Thanks for the condescending advice to be careful- but since the professionals who design the game gave DMs the tools to adjust monsters to match their particular parties, I think I'll use them.  I think the rules as written (and specific tools like the DDI Monster Slider) illustrate a level of trust in DMs to run and adjust games quite a bit higher than you attribute to them.  

Designers know they can't write an adventure to account for every party situation, even in a nominally controlled format like Encounters.  They trust DMs to adjust for situations such as 9 players showing up to a table, or a group that wants to play 3rd-level characters instead of rerolling 1st-level characters for the fifth time.  Bottom line, WotC has an Encounters program so people with limited time will play and buy D&D.  If they're not having fun at the table, they won't play, and the DM shares some responsibility for that fun.  So I'll see who shows up for my table, and I'll take it from there.

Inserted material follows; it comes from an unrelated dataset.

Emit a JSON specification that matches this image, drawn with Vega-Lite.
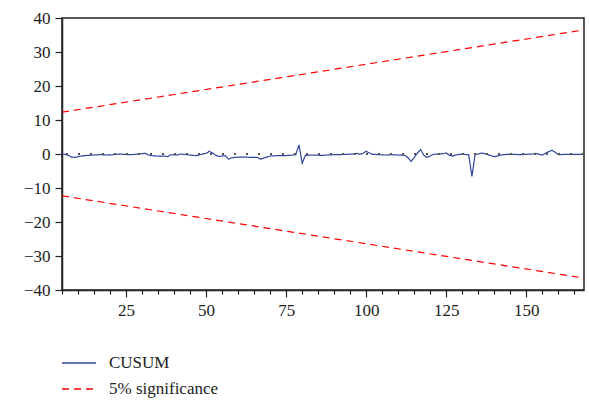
{
  "$schema": "https://vega.github.io/schema/vega-lite/v6.json",
  "width": 522,
  "height": 272,
  "autosize": {"type": "none"},
  "padding": {"left": 62, "top": 18, "right": 5, "bottom": 110},
  "background": "white",
  "config": {
    "view": {"stroke": "#222", "strokeWidth": 1.5},
    "font": "Times New Roman",
    "axis": {"labelFont": "Times New Roman", "labelFontSize": 17, "labelColor": "#222", "domainColor": "#222", "tickColor": "#222", "grid": false, "title": null, "labelOverlap": false}
  },
  "datasets": {
    "d": [
      {"x": 5, "value": 0.0, "series": "CUSUM", "grp": "c"},
      {"x": 6, "value": -0.1, "series": "CUSUM", "grp": "c"},
      {"x": 7, "value": -0.4, "series": "CUSUM", "grp": "c"},
      {"x": 8, "value": -0.9, "series": "CUSUM", "grp": "c"},
      {"x": 9, "value": -1.0, "series": "CUSUM", "grp": "c"},
      {"x": 10, "value": -0.8, "series": "CUSUM", "grp": "c"},
      {"x": 11, "value": -0.6, "series": "CUSUM", "grp": "c"},
      {"x": 12, "value": -0.5, "series": "CUSUM", "grp": "c"},
      {"x": 13, "value": -0.4, "series": "CUSUM", "grp": "c"},
      {"x": 15, "value": -0.3, "series": "CUSUM", "grp": "c"},
      {"x": 17, "value": -0.2, "series": "CUSUM", "grp": "c"},
      {"x": 19, "value": -0.3, "series": "CUSUM", "grp": "c"},
      {"x": 21, "value": -0.2, "series": "CUSUM", "grp": "c"},
      {"x": 23, "value": 0.0, "series": "CUSUM", "grp": "c"},
      {"x": 24, "value": -0.1, "series": "CUSUM", "grp": "c"},
      {"x": 26, "value": -0.2, "series": "CUSUM", "grp": "c"},
      {"x": 28, "value": -0.1, "series": "CUSUM", "grp": "c"},
      {"x": 30, "value": 0.1, "series": "CUSUM", "grp": "c"},
      {"x": 31, "value": 0.2, "series": "CUSUM", "grp": "c"},
      {"x": 32, "value": -0.3, "series": "CUSUM", "grp": "c"},
      {"x": 33, "value": -0.5, "series": "CUSUM", "grp": "c"},
      {"x": 35, "value": -0.6, "series": "CUSUM", "grp": "c"},
      {"x": 37, "value": -0.6, "series": "CUSUM", "grp": "c"},
      {"x": 38, "value": -0.8, "series": "CUSUM", "grp": "c"},
      {"x": 39, "value": -0.2, "series": "CUSUM", "grp": "c"},
      {"x": 41, "value": -0.3, "series": "CUSUM", "grp": "c"},
      {"x": 42, "value": 0.0, "series": "CUSUM", "grp": "c"},
      {"x": 44, "value": -0.2, "series": "CUSUM", "grp": "c"},
      {"x": 46, "value": -0.4, "series": "CUSUM", "grp": "c"},
      {"x": 47, "value": -0.5, "series": "CUSUM", "grp": "c"},
      {"x": 48, "value": -0.2, "series": "CUSUM", "grp": "c"},
      {"x": 50, "value": 0.2, "series": "CUSUM", "grp": "c"},
      {"x": 51, "value": 0.8, "series": "CUSUM", "grp": "c"},
      {"x": 52, "value": 0.3, "series": "CUSUM", "grp": "c"},
      {"x": 53, "value": -0.4, "series": "CUSUM", "grp": "c"},
      {"x": 54, "value": -0.7, "series": "CUSUM", "grp": "c"},
      {"x": 55, "value": -0.6, "series": "CUSUM", "grp": "c"},
      {"x": 56, "value": -0.5, "series": "CUSUM", "grp": "c"},
      {"x": 57, "value": -1.5, "series": "CUSUM", "grp": "c"},
      {"x": 58, "value": -1.1, "series": "CUSUM", "grp": "c"},
      {"x": 60, "value": -0.9, "series": "CUSUM", "grp": "c"},
      {"x": 62, "value": -0.9, "series": "CUSUM", "grp": "c"},
      {"x": 64, "value": -1.0, "series": "CUSUM", "grp": "c"},
      {"x": 66, "value": -1.0, "series": "CUSUM", "grp": "c"},
      {"x": 67, "value": -1.5, "series": "CUSUM", "grp": "c"},
      {"x": 68, "value": -1.2, "series": "CUSUM", "grp": "c"},
      {"x": 70, "value": -0.6, "series": "CUSUM", "grp": "c"},
      {"x": 72, "value": -0.5, "series": "CUSUM", "grp": "c"},
      {"x": 74, "value": -0.5, "series": "CUSUM", "grp": "c"},
      {"x": 76, "value": -0.4, "series": "CUSUM", "grp": "c"},
      {"x": 78, "value": -0.2, "series": "CUSUM", "grp": "c"},
      {"x": 79, "value": 2.7, "series": "CUSUM", "grp": "c"},
      {"x": 80, "value": -2.7, "series": "CUSUM", "grp": "c"},
      {"x": 81, "value": -0.4, "series": "CUSUM", "grp": "c"},
      {"x": 83, "value": -0.3, "series": "CUSUM", "grp": "c"},
      {"x": 86, "value": -0.4, "series": "CUSUM", "grp": "c"},
      {"x": 88, "value": -0.3, "series": "CUSUM", "grp": "c"},
      {"x": 90, "value": -0.2, "series": "CUSUM", "grp": "c"},
      {"x": 92, "value": -0.2, "series": "CUSUM", "grp": "c"},
      {"x": 94, "value": -0.1, "series": "CUSUM", "grp": "c"},
      {"x": 96, "value": 0.0, "series": "CUSUM", "grp": "c"},
      {"x": 97, "value": 0.2, "series": "CUSUM", "grp": "c"},
      {"x": 98, "value": -0.1, "series": "CUSUM", "grp": "c"},
      {"x": 99, "value": 0.2, "series": "CUSUM", "grp": "c"},
      {"x": 100, "value": 0.8, "series": "CUSUM", "grp": "c"},
      {"x": 101, "value": 0.3, "series": "CUSUM", "grp": "c"},
      {"x": 102, "value": -0.1, "series": "CUSUM", "grp": "c"},
      {"x": 104, "value": -0.2, "series": "CUSUM", "grp": "c"},
      {"x": 106, "value": -0.3, "series": "CUSUM", "grp": "c"},
      {"x": 108, "value": -0.2, "series": "CUSUM", "grp": "c"},
      {"x": 110, "value": -0.3, "series": "CUSUM", "grp": "c"},
      {"x": 112, "value": -0.4, "series": "CUSUM", "grp": "c"},
      {"x": 113, "value": -1.0, "series": "CUSUM", "grp": "c"},
      {"x": 114, "value": -2.2, "series": "CUSUM", "grp": "c"},
      {"x": 115, "value": -1.0, "series": "CUSUM", "grp": "c"},
      {"x": 116, "value": 0.3, "series": "CUSUM", "grp": "c"},
      {"x": 117, "value": 1.3, "series": "CUSUM", "grp": "c"},
      {"x": 118, "value": -0.4, "series": "CUSUM", "grp": "c"},
      {"x": 119, "value": -1.0, "series": "CUSUM", "grp": "c"},
      {"x": 120, "value": -0.6, "series": "CUSUM", "grp": "c"},
      {"x": 121, "value": -0.1, "series": "CUSUM", "grp": "c"},
      {"x": 123, "value": 0.0, "series": "CUSUM", "grp": "c"},
      {"x": 124, "value": 0.1, "series": "CUSUM", "grp": "c"},
      {"x": 125, "value": 0.3, "series": "CUSUM", "grp": "c"},
      {"x": 126, "value": -0.4, "series": "CUSUM", "grp": "c"},
      {"x": 127, "value": -0.6, "series": "CUSUM", "grp": "c"},
      {"x": 128, "value": -0.3, "series": "CUSUM", "grp": "c"},
      {"x": 129, "value": -0.1, "series": "CUSUM", "grp": "c"},
      {"x": 130, "value": -0.1, "series": "CUSUM", "grp": "c"},
      {"x": 132, "value": -0.2, "series": "CUSUM", "grp": "c"},
      {"x": 133, "value": -6.6, "series": "CUSUM", "grp": "c"},
      {"x": 134, "value": -0.1, "series": "CUSUM", "grp": "c"},
      {"x": 135, "value": 0.0, "series": "CUSUM", "grp": "c"},
      {"x": 136, "value": 0.3, "series": "CUSUM", "grp": "c"},
      {"x": 137, "value": 0.1, "series": "CUSUM", "grp": "c"},
      {"x": 138, "value": -0.2, "series": "CUSUM", "grp": "c"},
      {"x": 139, "value": -0.5, "series": "CUSUM", "grp": "c"},
      {"x": 140, "value": -0.8, "series": "CUSUM", "grp": "c"},
      {"x": 141, "value": -0.6, "series": "CUSUM", "grp": "c"},
      {"x": 142, "value": -0.3, "series": "CUSUM", "grp": "c"},
      {"x": 144, "value": -0.1, "series": "CUSUM", "grp": "c"},
      {"x": 146, "value": -0.1, "series": "CUSUM", "grp": "c"},
      {"x": 148, "value": -0.2, "series": "CUSUM", "grp": "c"},
      {"x": 150, "value": -0.1, "series": "CUSUM", "grp": "c"},
      {"x": 152, "value": 0.0, "series": "CUSUM", "grp": "c"},
      {"x": 153, "value": 0.2, "series": "CUSUM", "grp": "c"},
      {"x": 154, "value": -0.1, "series": "CUSUM", "grp": "c"},
      {"x": 155, "value": -0.3, "series": "CUSUM", "grp": "c"},
      {"x": 156, "value": 0.2, "series": "CUSUM", "grp": "c"},
      {"x": 157, "value": 0.7, "series": "CUSUM", "grp": "c"},
      {"x": 158, "value": 1.1, "series": "CUSUM", "grp": "c"},
      {"x": 159, "value": 0.5, "series": "CUSUM", "grp": "c"},
      {"x": 160, "value": -0.2, "series": "CUSUM", "grp": "c"},
      {"x": 162, "value": -0.1, "series": "CUSUM", "grp": "c"},
      {"x": 165, "value": -0.1, "series": "CUSUM", "grp": "c"},
      {"x": 168, "value": -0.1, "series": "CUSUM", "grp": "c"},
      {"x": 5, "value": 12.3, "series": "5% significance", "grp": "upper"},
      {"x": 168, "value": 36.5, "series": "5% significance", "grp": "upper"},
      {"x": 5, "value": -12.3, "series": "5% significance", "grp": "lower"},
      {"x": 168, "value": -36.5, "series": "5% significance", "grp": "lower"}
    ]
  },
  "data": {"name": "d"},
  "layer": [
    {
      "mark": {"type": "line", "strokeWidth": 1.2, "clip": true},
      "encoding": {
        "x": {"field": "x", "type": "quantitative", "scale": {"domain": [5, 168], "nice": false, "zero": false},
              "axis": {"orient": "bottom", "values": [5,10,15,20,25,30,35,40,45,50,55,60,65,70,75,80,85,90,95,100,105,110,115,120,125,130,135,140,145,150,155,160,165],
                       "labelExpr": "datum.value % 25 === 0 ? datum.label : ''",
                       "tickSize": {"condition": {"test": "datum.value % 25 === 0", "value": 7}, "value": 4},
                       "tickWidth": 1.2, "domainWidth": 1.5, "labelPadding": 5, "labelFont": "Times New Roman", "labelFontSize": 17, "labelOverlap": false}},
        "y": {"field": "value", "type": "quantitative", "scale": {"domain": [-40, 40], "nice": false},
              "axis": {"values": [-40,-30,-20,-10,0,10,20,30,40], "tickSize": 7, "tickWidth": 1.2, "domainWidth": 1.5, "labelPadding": 5, "labelFont": "Times New Roman", "labelFontSize": 17, "labelOverlap": false}},
        "detail": {"field": "grp"},
        "color": {"field": "series", "type": "nominal", "scale": {"domain": ["CUSUM", "5% significance"], "range": ["#2f46a0", "#ff0000"]},
                  "legend": {"title": null, "orient": "none", "legendX": -1, "legendY": 327, "symbolType": "stroke", "symbolSize": 1150, "symbolStrokeWidth": 1.3, "labelFont": "Times New Roman", "labelFontSize": 17, "labelColor": "#222", "rowPadding": -5, "labelOffset": 12, "padding": 0}},
        "strokeDash": {"field": "series", "type": "nominal", "scale": {"domain": ["CUSUM", "5% significance"], "range": [[1, 0], [7, 5]]},
                  "legend": {"title": null, "orient": "none", "legendX": -1, "legendY": 327, "symbolType": "stroke", "symbolSize": 1150, "symbolStrokeWidth": 1.3, "labelFont": "Times New Roman", "labelFontSize": 17, "labelColor": "#222", "rowPadding": -5, "labelOffset": 12, "padding": 0}}
      }
    },
    {
      "mark": {"type": "rule", "strokeDash": [1.5, 10.5], "stroke": "#555", "strokeWidth": 1},
      "encoding": {"y": {"datum": 0, "type": "quantitative", "scale": {"domain": [-40, 40], "nice": false},
                         "axis": {"values": [-40,-30,-20,-10,0,10,20,30,40], "tickSize": 7, "tickWidth": 1.2, "domainWidth": 1.5, "labelPadding": 5, "labelFont": "Times New Roman", "labelFontSize": 17, "labelOverlap": false}}}
    }
  ]
}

-Alveric "And the sword that had visited Earth from so far away smote like the falling of thunderbolts; and green sparks rose from the armour, and crimson as sword met sword; and thick elvish blood moved slowly, from wide slits, down the cuirass; and Lirazel gazed in awe and wonder and love; and the combatants edged away fighting into the forest; and branches fell on them hacked off by their fight; and the runes in Alveric's far-travelled sword exulted, and roared at the elf-knight; until in the dark of the wood, amongst branches severed from disenchanted trees, with a blow like that of a thunderbolt riving an oak tree, Alveric slew him."
I've finished reading it and I think it will be great.  I'm pretty likely to scale stuff up myself, to allow for higher levels and my only comments to the naysayers is this:

Maybe you don't know how to do it properly (or have played under DMs who can't do it) but I have absolutely no trouble scaling an encounter.  Heck, I can run modules from earlier editions  and convert at the table without any preperations.  Scaling 4e levels is easy.
   A point to at least be aware of is that both March [where you routinely end up with no gold at all] and Dark are distinctly stingy in rewards, at least by LFR standards.  That's not too serious for the PC who plays just one.  In a level or two, he is at par.  But playing both means twice as long with twice the distance below the curve.  That is getting serious, and certainly reason for the rollplayer to look elsewhere.  For the DM, it means rewards need substantial improvement.